Revolution Lullabye

November 11, 2010

Yood, Revising the Dream

Yood, Jessica. “Revising the Dream: Graduate Students, Independent Writing Programs, and the Future of English Studies.” In A Field of Dreams: Independent Writing Programs and the Future of Composition Studies. Ed. Peggy O’Neill, Angela Crow, and Larry W. Burton. Logan: Utah State UP, 2002. 170-185. Print.

Yood uses reception theory – the idea that different constituencies in a single system process and understand change in different ways – to explain how the construction of an independent writing program has a different effect on graduate student identities and their perceptions of the field than it has on full-time faculty in the program.
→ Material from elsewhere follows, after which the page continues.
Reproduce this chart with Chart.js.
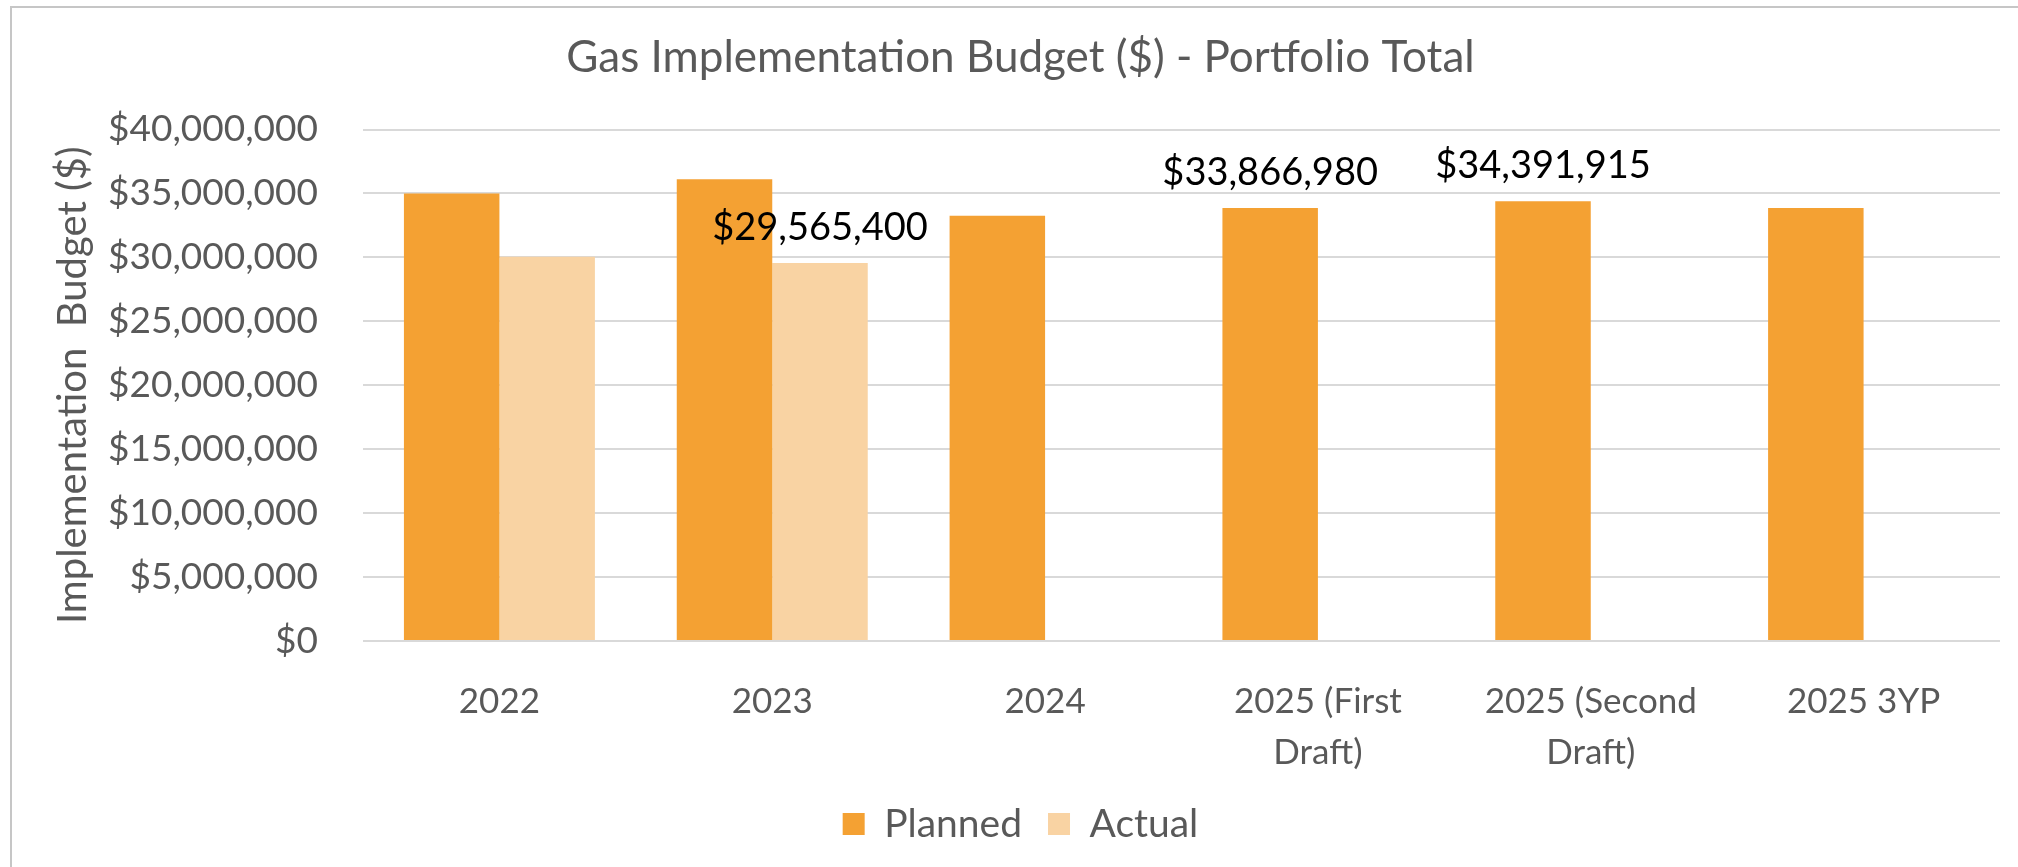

She uses her experiences and those of fellow graduate students at SUNY Stony Brook during the removal of composition from the English Department into an independent Program in Writing and Rhetoric, a move that was opposed by several writing faculty and English PhD graduate students because how it would fracture their integrated studies and research in literature and composition, reading and writing.  She shows the effect of the departmental split – which questioned the relationship between literature and composition – on her dissertation writing process and the dissertations of two of her fellow students, showing how they are reshaping knowledge and synthesizing what the discipline(s) of English Studies are about.

Notes and Quotes

Uses Niklas Luhmann (systems theorist) and E. Doyle McCarthy (1996) for theoretical framework: sociology of knowledge, systems theory.
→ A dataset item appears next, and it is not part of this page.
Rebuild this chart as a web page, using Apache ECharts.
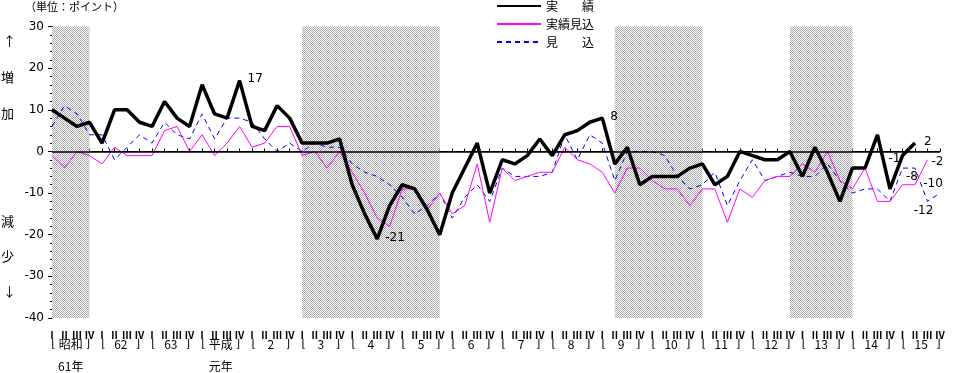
<!DOCTYPE html>
<html>
<head>
<meta charset="utf-8">
<script src="https://cdn.jsdelivr.net/npm/echarts@6/dist/echarts.min.js"></script>
<style>
html,body{margin:0;padding:0;background:#fff;}
#main{width:955px;height:373px;}
</style>
</head>
<body>
<div id="main"></div>
<script>
// ---- data ----
const yearNames = ['昭和','62','63','平成','2','3','4','5','6','7','8','9','10','11','12','13','14','15'];
const yearSubNames = ['61年','','','元年','','','','','','','','','','','','','',''];
const quarterNames = ['Ⅰ','Ⅱ','Ⅲ','Ⅳ'];
const seriesNames = ['実　　績','実績見込','見　　込'];

// 実績 (actual)
const actual = [10,8,6,7,2,10,10,7,6,12, 8,6,16,9,8,17,6,5,11,8,
  2,2,2,3,-8,-15,-21,-13,-8,-9, -14,-20,-10,-4,2,-10,-2,-3,-1,3,
  -1,4,5,7,8,-3,1,-8,-6,-6, -6,-4,-3,-8,-6,0,-1,-2,-2,0,
  -6,1,-5,-12,-4,-4,4,-9,-1,2];
// 実績見込
const expectedActual = [-1,-4,0,-1,-3,1,-1,-1,-1,5, 6,0,4,-1,2,6,1,2,6,6,
  -1,0,-4,0,-5,-10,-16,-18,-9,-9, -14,-10,-15,-13,-3,-17,-4,-7,-6,-5,
  -5,1,-2,-3,-5,-10,-4,-4,-7,-9, -9,-13,-9,-9,-17,-9,-11,-7,-6,-6,
  -3,-5,0,-7,-9,-4,-12,-12,-8,-8,-2];
// 見込
const forecast = [6,11,9,4,4,-2,1,4,2,7, 4,3,9,3,8,8,7,3,0,2,
  0,2,1,1,-3,-5,-6,-8,-11,-15, -13,-10,-16,-11,-8,-12,-4,-6,-6,-6,
  -5,4,-2,4,2,-7,0,0,0,-1, -6,-9,-8,-5,-13,-7,-2,-7,-6,-5,
  -6,-6,-3,-7,-10,-9,-9,-12,-4,-4,-12,-10];

// recession shading, as category index ranges
const shadeRanges = [[0,3],[20,31],[45,52],[59,64]];

// ---- build ----
const categories = [];
yearNames.forEach((y, yi) => quarterNames.forEach((q, qi) => categories.push(yi + '-' + qi)));

const lblFont = {fontSize: 12, color: '#000', fontFamily: 'DejaVu Sans'};
const actualLabels = {
  15: {position: 'right', distance: 8, offset: [0,-2]},
  26: {position: 'right', distance: 8, offset: [0,-1]},
  44: {position: 'right', distance: 8, offset: [0,-1]},
  68: {position: 'left', distance: 2, offset: [0,3]},
  69: {position: 'right', distance: 9, offset: [0,-1]}
};
const expectedLabels = {
  69: {position: 'top', distance: 2, offset: [-3,0]},
  70: {position: 'right', distance: 4, offset: [0,2]}
};
const forecastLabels = {
  70: {position: 'bottom', distance: 3, offset: [-4,0]},
  71: {position: 'top', distance: 3, offset: [-7,0]}
};
function withLabels(vals, spec) {
  return vals.map((v, i) => spec[i] ? {value: v, label: Object.assign({show: true}, lblFont, spec[i])} : v);
}

const pat = document.createElement('canvas');
pat.width = 2; pat.height = 2;
const pctx = pat.getContext('2d');
pctx.fillStyle = '#ffffff'; pctx.fillRect(0,0,2,2);
pctx.fillStyle = '#a8a8a8'; pctx.fillRect(0,0,1,1); pctx.fillRect(1,1,1,1);

const jp = "'Noto Sans CJK JP', sans-serif";
const hidden = {position: 'bottom', offset: 0, axisLine: {show: false}, axisTick: {show: false}, splitLine: {show: false}};

const chart = echarts.init(document.getElementById('main'), null, {renderer: 'canvas'});
chart.setOption({
  animation: false,
  backgroundColor: '#fff',
  textStyle: {fontFamily: jp},
  grid: [
    {left: 52, right: 15, top: 26.5, bottom: 55},
    {left: 45.75, right: 8.75, top: 26.5, bottom: 55}
  ],
  legend: {
    orient: 'vertical', left: 496, top: 0, padding: 0,
    itemWidth: 44, itemHeight: 12, itemGap: 6,
    data: seriesNames,
    itemStyle: {opacity: 0},
    textStyle: {fontSize: 12, color: '#000', fontFamily: jp}
  },
  xAxis: [
    {
      type: 'category', gridIndex: 0, position: 'bottom', data: categories, boundaryGap: false,
      axisLine: {lineStyle: {color: '#000', width: 1}},
      axisTick: {inside: true, length: 3, interval: 0, lineStyle: {color: '#000'}},
      axisLabel: {interval: 0, margin: 17, verticalAlign: 'middle', fontSize: 10, fontWeight: 'bold', color: '#000', fontFamily: jp,
        formatter: (v, i) => quarterNames[i % 4]},
      splitLine: {show: false}
    },
    Object.assign({
      type: 'category', gridIndex: 1, data: yearNames, boundaryGap: true,
      axisLabel: {
        interval: 0, margin: 26, verticalAlign: 'middle', color: '#000',
        formatter: (v, i) => '{l|⌊}{m|' + yearNames[i] + '}{r|⌋}',
        rich: {
          l: {width: 6, align: 'left', fontFamily: 'DejaVu Sans', fontSize: 11, color: '#000'},
          m: {width: 27, align: 'center', fontFamily: jp, fontSize: 12, color: '#000'},
          r: {width: 6, align: 'right', fontFamily: 'DejaVu Sans', fontSize: 11, color: '#000'}
        }
      }
    }, hidden),
    Object.assign({
      type: 'category', gridIndex: 1, data: yearSubNames, boundaryGap: true,
      axisLabel: {interval: 0, margin: 48, verticalAlign: 'middle', color: '#000', fontFamily: jp, fontSize: 12,
        formatter: (v, i) => yearSubNames[i]}
    }, hidden)
  ],
  yAxis: [
    {
      type: 'value', gridIndex: 0, min: -40, max: 30, interval: 10,
      axisLine: {show: true, lineStyle: {color: '#000', width: 1}},
      axisTick: {show: true, length: 4, lineStyle: {color: '#000'}},
      minorTick: {show: true, splitNumber: 5, length: 2, lineStyle: {color: '#000'}},
      axisLabel: {margin: 8, fontSize: 12, color: '#000', fontFamily: 'DejaVu Sans'},
      splitLine: {show: false}
    },
    {type: 'value', gridIndex: 1, show: false, min: -40, max: 30}
  ],
  graphic: [
    {type: 'text', left: 25, top: 1, style: {text: '（単位：ポイント）', font: "11px 'Noto Sans CJK JP'", fill: '#000'}},
    {type: 'text', left: 3, top: 35, style: {text: '↑', font: "13px 'Noto Sans CJK JP'", fill: '#000'}},
    {type: 'text', left: 1, top: 71, style: {text: '増', font: "13px 'Noto Sans CJK JP'", fill: '#000'}},
    {type: 'text', left: 1, top: 107, style: {text: '加', font: "13px 'Noto Sans CJK JP'", fill: '#000'}},
    {type: 'text', left: 1, top: 215, style: {text: '減', font: "13px 'Noto Sans CJK JP'", fill: '#000'}},
    {type: 'text', left: 1, top: 250, style: {text: '少', font: "13px 'Noto Sans CJK JP'", fill: '#000'}},
    {type: 'text', left: 3, top: 285, style: {text: '↓', font: "13px 'Noto Sans CJK JP'", fill: '#000'}}
  ],
  series: [
    {
      name: seriesNames[2], type: 'line', xAxisIndex: 0, yAxisIndex: 0,
      data: withLabels(forecast, forecastLabels),
      symbol: 'circle', symbolSize: 0, showSymbol: true,
      lineStyle: {color: '#0000ff', width: 1, type: [5,4]},
      itemStyle: {color: '#0000ff'},
      markArea: {
        silent: true,
        itemStyle: {color: {image: pat, repeat: 'repeat'}},
        data: shadeRanges.map(r => [{xAxis: r[0]}, {xAxis: r[1]}])
      },
      markLine: {
        silent: true, symbol: 'none', label: {show: false},
        lineStyle: {color: '#000', width: 1.5, type: 'solid'},
        data: [{yAxis: 0}]
      }
    },
    {
      name: seriesNames[1], type: 'line', xAxisIndex: 0, yAxisIndex: 0,
      data: withLabels(expectedActual, expectedLabels),
      symbol: 'circle', symbolSize: 0, showSymbol: true,
      lineStyle: {color: '#ff00ff', width: 1},
      itemStyle: {color: '#ff00ff'}
    },
    {
      name: seriesNames[0], type: 'line', xAxisIndex: 0, yAxisIndex: 0,
      data: withLabels(actual, actualLabels),
      symbol: 'circle', symbolSize: 0, showSymbol: true,
      lineStyle: {color: '#000', width: 3.5},
      itemStyle: {color: '#000'}
    }
  ]
});
</script>
</body>
</html>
“Our historical moment is characterized by a level of complexity that makes observing, recording, theorizing, or narrativizing especially difficult” (171). How to we understand change? How to we express that change?
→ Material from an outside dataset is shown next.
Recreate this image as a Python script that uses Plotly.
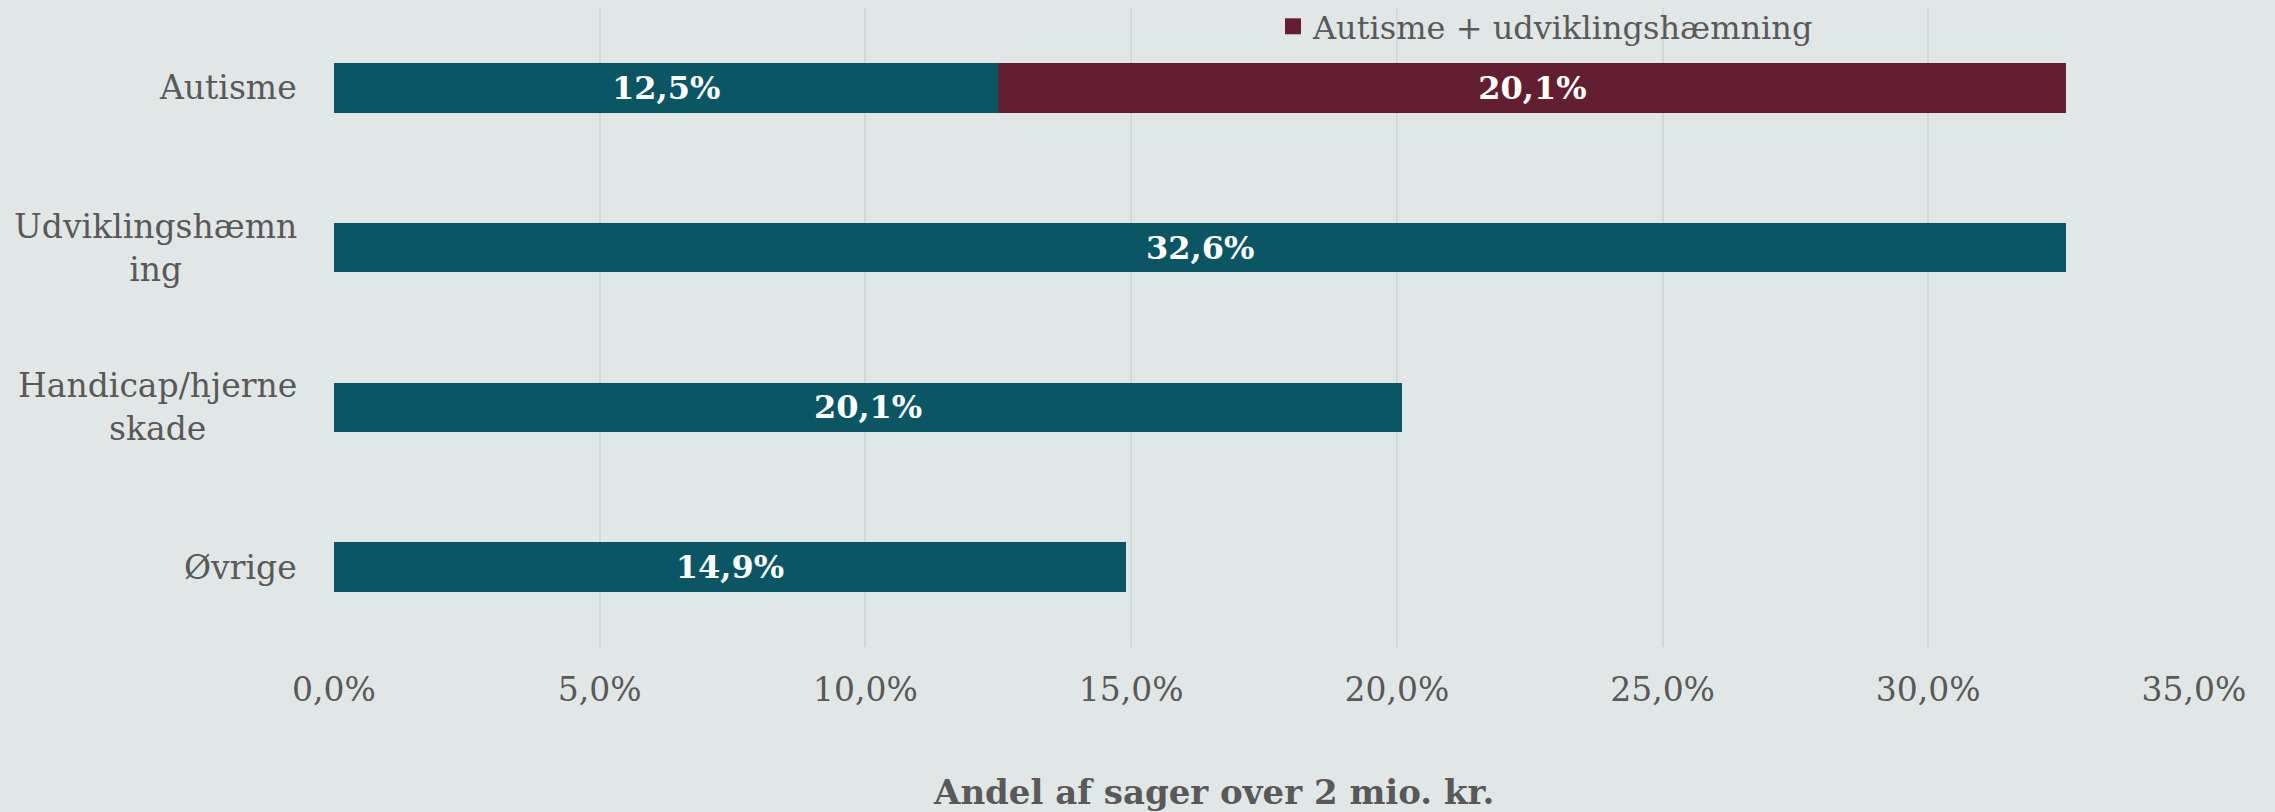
import plotly.graph_objects as go

categories = ["Autisme", "Udviklingshæmning", "Handicap/hjerneskade", "Øvrige"]
category_labels = ["Autisme", "Udviklingshæmn<br>ing", "Handicap/hjerne<br>skade", "Øvrige"]
base_values = [12.5, 32.6, 20.1, 14.9]
combo_categories = ["Autisme"]
combo_values = [20.1]
combo_name = "Autisme + udviklingshæmning"
x_ticks = [0, 5, 10, 15, 20, 25, 30, 35]
x_tick_labels = ["0,0%", "5,0%", "10,0%", "15,0%", "20,0%", "25,0%", "30,0%", "35,0%"]
x_title = "Andel af sager over 2 mio. kr."

TEAL = "#0A5664"
MAROON = "#641E32"
BG = "#E1E7E7"
GRID = "#D3D8D8"
TXT = "#595959"
FONT = "Georgia, 'DejaVu Serif', serif"

W, H = 2275, 812
ML, MR, MT, MB = 334, 81, 8, 165
PW = W - ML - MR
PH = H - MT - MB

fig = go.Figure()
fig.add_trace(go.Bar(
    y=categories, x=base_values, orientation="h",
    marker=dict(color=TEAL, line=dict(width=0)),
    texttemplate="%{x:.1f}%", textposition="inside", insidetextanchor="middle",
    textfont=dict(family=FONT, size=32, color="white", weight="bold"),
    showlegend=False, name="",
))
fig.add_trace(go.Bar(
    y=combo_categories, x=combo_values, orientation="h",
    marker=dict(color=MAROON, line=dict(width=0)),
    texttemplate="%{x:.1f}%", textposition="inside", insidetextanchor="middle",
    textfont=dict(family=FONT, size=32, color="white", weight="bold"),
    showlegend=False, name=combo_name,
))
# legend entry with a larger square swatch
fig.add_trace(go.Scatter(
    x=[None], y=[None], mode="markers", name=combo_name,
    marker=dict(symbol="square", size=16, color=MAROON),
))

annotations = []
for cat, lab in zip(categories, category_labels):
    annotations.append(dict(
        x=0, xref="paper", y=cat, yref="y", text=lab, showarrow=False,
        xanchor="right", yanchor="middle", align="center", xshift=-35,
        font=dict(family=FONT, size=33, color=TXT),
    ))
annotations.append(dict(
    x=(1213 - ML) / PW, xref="paper", y=-(792 - (MT + PH)) / PH, yref="paper",
    text="<b>" + x_title + "</b>", showarrow=False,
    xanchor="center", yanchor="middle",
    font=dict(family=FONT, size=34, color=TXT),
))

fig.update_layout(
    width=W, height=H,
    margin=dict(l=ML, r=MR, t=MT, b=MB, pad=0, autoexpand=False),
    paper_bgcolor=BG, plot_bgcolor=BG,
    barmode="stack", bargap=0.69,
    separators=",.",
    font=dict(family=FONT, size=33, color=TXT),
    showlegend=True,
    legend=dict(
        x=(1273 - ML) / PW, xanchor="left",
        y=1 + (MT + 1) / PH, yanchor="top",
        bgcolor="rgba(0,0,0,0)", font=dict(family=FONT, size=32, color=TXT),
        orientation="h",
    ),
    annotations=annotations,
    xaxis=dict(
        range=[0, 35], tickmode="array", tickvals=x_ticks, ticktext=x_tick_labels,
        showgrid=True, gridcolor=GRID, gridwidth=2, zeroline=False,
        showline=False, ticks="", ticklabelstandoff=20,
        tickfont=dict(family=FONT, size=33, color=TXT),
        fixedrange=True, automargin=False,
    ),
    yaxis=dict(
        categoryorder="array", categoryarray=categories, autorange="reversed",
        showticklabels=False, showgrid=False, zeroline=False, showline=False,
        ticks="", automargin=False,
    ),
)

fig.write_html(
    "out.html",
    config={"displayModeBar": False},
    post_script="document.body.style.margin='0';document.body.style.padding='0';document.body.style.overflow='hidden';",
)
“In order to understand how knowledge is made in a transforming cultural and disciplinary matrix, we need a dynamic reception-response approach that integrates experience and observation” (172).

Uses Farris and Anson to detail the shift in the mid-1990s in composition: PhD programs started, tenure-track jobs created, WAC programs, writing centers, technology programs.

February 3, 2009

McComiskey, English Studies

McComiskey, Bruce. English Studies: An Introduction to the Discipline(s). Urbana, Illinois: NCTE, 2006. 12-53.

Through an overview of the history of English studies and its increasing specialization, McComiskey argues against the decisiveness that specialization creates and puts forth a new model, integration, that will transform all the disciplines housed within English studies (rhet/comp, linguistics, English education, literacy criticism, critical theory, and creative writing) through the development of large, common goals created through both identification (Burke) and articulation (Stuart Hall.) He cites four major problems with splintered, specialized English departments: 1. they do not appear coherent to administrators or to students 2. the marginalized disciplines (non-literature) are gaining more attention and financial resources, causing more strife 3. the scholarship that emerges from specialization only speaks to itself, giving up on any attempt to make cross-disciplinary connections and create interdisciplinary methodologies and 4. the faculty pour their energy into upper-division speciality electives, depriving the lower-division courses of resources and relegating them to service status. McComiskey draws on Stephen North’s assessment of the discipline of English and points out the problems with his three proposed solutions (secession, corporate compromise (organize under a new term, like cultural studies or literacy), or fusion (intergrate all disciplines into one major and in all courses.)) McComiskey’s solution, integration, is to reorganize English studies as the discipline that studies the analysis, critique, and production of discourse. His book (this is the introduction to it) features six chapters, each about one of the disciplines housed within English studies: linguistics, rhetoric and composition, English education, creative writing, literature and literacy criticism, and cultural studies and critical theory. His goals are to educate scholars on the other fields so that they might come to identify (Burkean term) with their fellow faculty members in order to collaborate on productive, functional projects and build true relationships by working on common problems, showing that English is a useful, important discipline in society.

Quotable Quotes

“English studies can move from being a set of unrelated subdisciplines to a powerful collection of integrated (structurally separate but fundamentally interrelated) disciplines with a coherent and collective goal that does not compromise each discipline’s unique integrity. I propose that the goal of this integrated English studies should be the analysis, the critique, and the production of discourse in social context” (43).

New attitude: “English is useful.” (49)

“The history of English is the history of academic specialization” (26).

“For with radical specialization, as English studies has experienced in the last half century, we are no longer able to represent ourselves to university administrators as having coherent goals (other than the material fact that we work side by side)” (30).

Notable Notes

reimagine ourselves as a larger community of English studies – use Burke

great overview and history of the specialization and splintering of English studies from mid-1900s onward.

Cold War grants skipped over the humanities, led to the decrease in importance of humanities. English was “saved” by the service, practical discipline of rhet/comp.

New generation of rhet/comp scholars in 1960s and 1970s embraced composition and made it their object of critical study and rhetoric the foundation.

Dewey calling for the dissolution of knowledge and praxis in The Educational Situation (1901)

Secession leads to small, competing departments that are scruntinized by administration and more likely to be cut in budgets.

Those departments that already had secession happen must reintegrate into one large department.